To date, ARENA has provided more than $55 million in funding to a range of pre-commercial renewable hydrogen projects. Dyno Nobel, Queensland Nitrates and Yara Fertilisers are undertaking feasibility studies into using renewable hydrogen to supplement their existing ammonia production, while ATCO, Jemena and Australian Gas Networks are trialling the blending of renewable hydrogen into existing natural gas pipelines.
“To take advantage of hydrogen’s potential, we need to increase the scale and reduce the costs of electrolyser installations in Australia. Through this round, ARENA aims to share knowledge on technical and commercial parameters for commercial-scale renewable hydrogen production for domestic and international markets.”
Listen to a recent episode of ARENA’s podcast ReWired, where Darren Miller said hydrogen has the flexibility to become a game changer for Australia as a globally traded commodity.
Demand emerging for hydrogen as countries work to achieve Paris targets
In late 2019, Australia’s National Hydrogen Strategy was launched with four measures to assess the success of a future hydrogen industry – Australia should be one of the top three hydrogen exporters to Asian markets, hydrogen should be providing economic benefits and jobs, there should be an excellent hydrogen safety record and a hydrogen provenance certification scheme should be in place.
The first point highlights a significant opportunity, with three of Australia’s top four trading partners – Japan, South Korea and China – already making commitments to use renewable hydrogen to decarbonise their energy systems.

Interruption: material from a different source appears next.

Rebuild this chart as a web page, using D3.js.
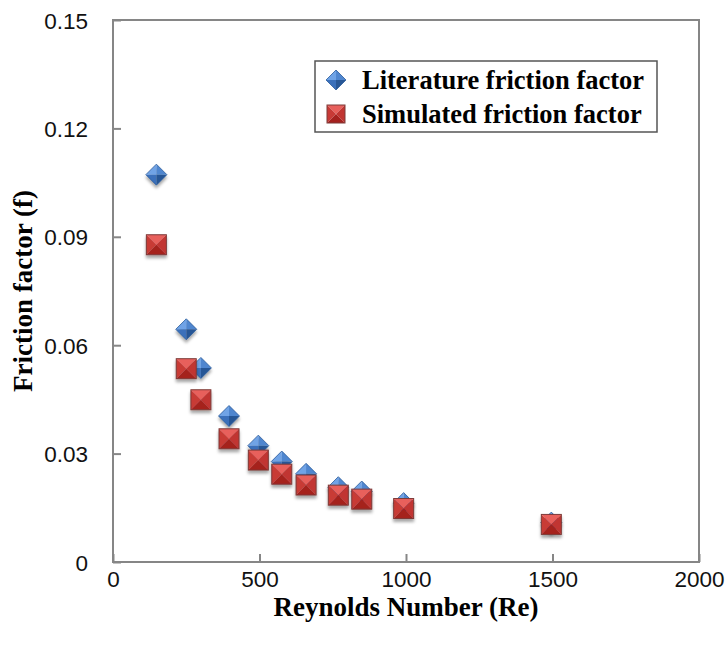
<!DOCTYPE html>
<html>
<head>
<meta charset="utf-8">
<script src="https://cdn.jsdelivr.net/npm/d3@7.9.0/dist/d3.min.js"></script>
<style>
  html, body { margin: 0; padding: 0; background: #fff; }
  svg { display: block; }
  .tick-label { font-family: "Liberation Sans", Arial, sans-serif; font-size: 22.5px; fill: #111; }
  .title { font-family: "Liberation Serif", "Times New Roman", serif; font-weight: bold; font-size: 27px; fill: #000; }
  .legend-text { font-family: "Liberation Serif", "Times New Roman", serif; font-weight: bold; font-size: 26.5px; fill: #000; }
</style>
</head>
<body>
<svg id="chart" width="726" height="648"></svg>
<script>
// data
const reynolds = [148, 250, 300, 396, 496, 576, 659, 769, 849, 992, 1496];
const literatureF = [0.1072, 0.0644, 0.0537, 0.0404, 0.0322, 0.0278, 0.0244, 0.0207, 0.0195, 0.0163, 0.0109];
const simulatedF = [0.0878, 0.0535, 0.0449, 0.0341, 0.0282, 0.0243, 0.0213, 0.0185, 0.0174, 0.0148, 0.0104];
const xTicks = [0, 500, 1000, 1500, 2000];
const yTicks = [0, 0.03, 0.06, 0.09, 0.12, 0.15];
const seriesNames = ["Literature friction factor", "Simulated friction factor"];

const svg = d3.select('#chart');
// plot box edges
const plotL = 113, plotR = 699, plotT = 20, plotB = 562;

const x = d3.scaleLinear().domain([0, 2000]).range([plotL, plotR]);
const y = d3.scaleLinear().domain([0, 0.15]).range([plotB, plotT]);

// drop shadow for the markers
const defs = svg.append('defs');
const shadow = defs.append('filter').attr('id', 'shadow')
  .attr('x', '-50%').attr('y', '-50%').attr('width', '200%').attr('height', '200%');
shadow.append('feDropShadow')
  .attr('dx', 0).attr('dy', 3).attr('stdDeviation', 1.8)
  .attr('flood-color', '#000').attr('flood-opacity', 0.35);

// plot frame
svg.append('rect')
  .attr('x', plotL).attr('y', plotT)
  .attr('width', plotR - plotL).attr('height', plotB - plotT)
  .attr('fill', 'none').attr('stroke', '#868686').attr('stroke-width', 2);

// axes with inward ticks
const xAxis = d3.axisBottom(x).tickValues(xTicks).tickSize(-8).tickFormat(d3.format('d'));
const yAxis = d3.axisLeft(y).tickValues(yTicks).tickSize(-8)
  .tickFormat(d => d === 0 ? '0' : d3.format('.2f')(d));

const gx = svg.append('g').attr('transform', `translate(0,${plotB})`).call(xAxis);
const gy = svg.append('g').attr('transform', `translate(${plotL},0)`).call(yAxis);
[gx, gy].forEach(g => {
  g.select('.domain').remove();
  g.selectAll('line').attr('stroke', '#868686').attr('stroke-width', 2);
  g.selectAll('text').attr('class', 'tick-label').attr('fill', null);
});
gx.selectAll('text').attr('y', 25).attr('dy', 0);
gy.selectAll('text').attr('x', -25).attr('dy', '0.36em');

// axis titles
svg.append('text').attr('class', 'title')
  .attr('x', (plotL + plotR) / 2).attr('y', 616)
  .attr('text-anchor', 'middle')
  .text('Reynolds Number (Re)');

svg.append('text').attr('class', 'title')
  .attr('transform', `translate(32,${(plotT + plotB) / 2}) rotate(-90)`)
  .attr('text-anchor', 'middle')
  .text('Friction factor (f)');

// marker faces (pyramid look like the old excel markers)
function diamond(g, r) {
  g.append('path').attr('d', `M0,${-r}L${-r},0L0,0Z`).attr('fill', '#6fa3e6');
  g.append('path').attr('d', `M0,${-r}L${r},0L0,0Z`).attr('fill', '#4f86cf');
  g.append('path').attr('d', `M${-r},0L0,${r}L0,0Z`).attr('fill', '#3a70bb');
  g.append('path').attr('d', `M${r},0L0,${r}L0,0Z`).attr('fill', '#285796');
  g.append('path').attr('d', `M0,${-r}L${r},0L0,${r}L${-r},0Z`)
    .attr('fill', 'none').attr('stroke', '#2a5a9a').attr('stroke-width', 0.8);
}
function square(g, r) {
  g.append('path').attr('d', `M${-r},${-r}L${r},${-r}L0,0Z`).attr('fill', '#e8605c');
  g.append('path').attr('d', `M${-r},${-r}L${-r},${r}L0,0Z`).attr('fill', '#c83a36');
  g.append('path').attr('d', `M${r},${-r}L${r},${r}L0,0Z`).attr('fill', '#c13531');
  g.append('path').attr('d', `M${-r},${r}L${r},${r}L0,0Z`).attr('fill', '#a5211e');
  g.append('rect').attr('x', -r).attr('y', -r).attr('width', 2 * r).attr('height', 2 * r)
    .attr('fill', 'none').attr('stroke', '#7d3a38').attr('stroke-width', 1);
}

const litData = reynolds.map((re, i) => ({ re, f: literatureF[i] }));
const simData = reynolds.map((re, i) => ({ re, f: simulatedF[i] }));

svg.append('g').selectAll('g').data(litData).join('g')
  .attr('transform', d => `translate(${x(d.re)},${y(d.f)})`)
  .attr('filter', 'url(#shadow)')
  .each(function () { diamond(d3.select(this), 10.5); });

svg.append('g').selectAll('g').data(simData).join('g')
  .attr('transform', d => `translate(${x(d.re)},${y(d.f)})`)
  .attr('filter', 'url(#shadow)')
  .each(function () { square(d3.select(this), 10); });

// legend
const legend = svg.append('g');
legend.append('rect')
  .attr('x', 315).attr('y', 61).attr('width', 342).attr('height', 71)
  .attr('fill', '#fff').attr('stroke', '#555').attr('stroke-width', 1.5);

const rowY = [80, 114];
seriesNames.forEach((name, i) => {
  const mark = legend.append('g').attr('transform', `translate(336,${rowY[i]})`);
  if (i === 0) diamond(mark, 10); else square(mark, 9);
  legend.append('text').attr('class', 'legend-text')
    .attr('x', 362).attr('y', rowY[i] + 9)
    .text(name);
});
</script>
</body>
</html>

Europe and the United States are also emerging as likely markets, with interest in hydrogen for transport applications in the near term, as well as longer term ambitions to use renewable hydrogen for steel making and chemical production.
While Australia has a head start with strong trading relationships and established supply chains for natural gas, ammonia and other resources, there is expected to be strong competition for the growing demand. To provide the best chance in an emerging market, ARENA is working to drive the cost of producing one kilogram of hydrogen below $2, or “H2 under $2”.
“H2 under $2” is the first economic goal of the forthcoming Australian Government’s Technology Investment Roadmap. If hydrogen can be produced at scale for $2 per kilogram or less, it would be cost competitive with natural gas and other fuels.
Minister for Energy and Emissions Reduction Angus Taylor said that this funding would be “essential” to bringing down the cost of hydrogen and “achieving that goal”.
“Getting costs down will be key to establishing Australia as a world leader in the hydrogen sector through both domestic uses, such as blending hydrogen into local gas networks and heavy-vehicle transport use, to exporting Australian-made hydrogen to our key trading partners, like Japan and Korea,” he said.
In what is described as a “cautiously optimistic” scenario, the National Hydrogen Strategy forecasts that Australia’s hydrogen industry could generate 7,600 jobs and $11 billion in additional GDP by 2050.
Darren Miller is optimistic, stating that, “Australia is well placed to become a major renewable hydrogen producer and exporter. We are blessed with some of the world’s best wind and solar resources, a large sparsely populated landmass, and as a major energy and resources exporter, we are already an experienced and trusted trading partner for countries like Japan and South Korea that will be the future hydrogen importers.”
Expressions of interest close on 26 May 2020 at 5pm AEST.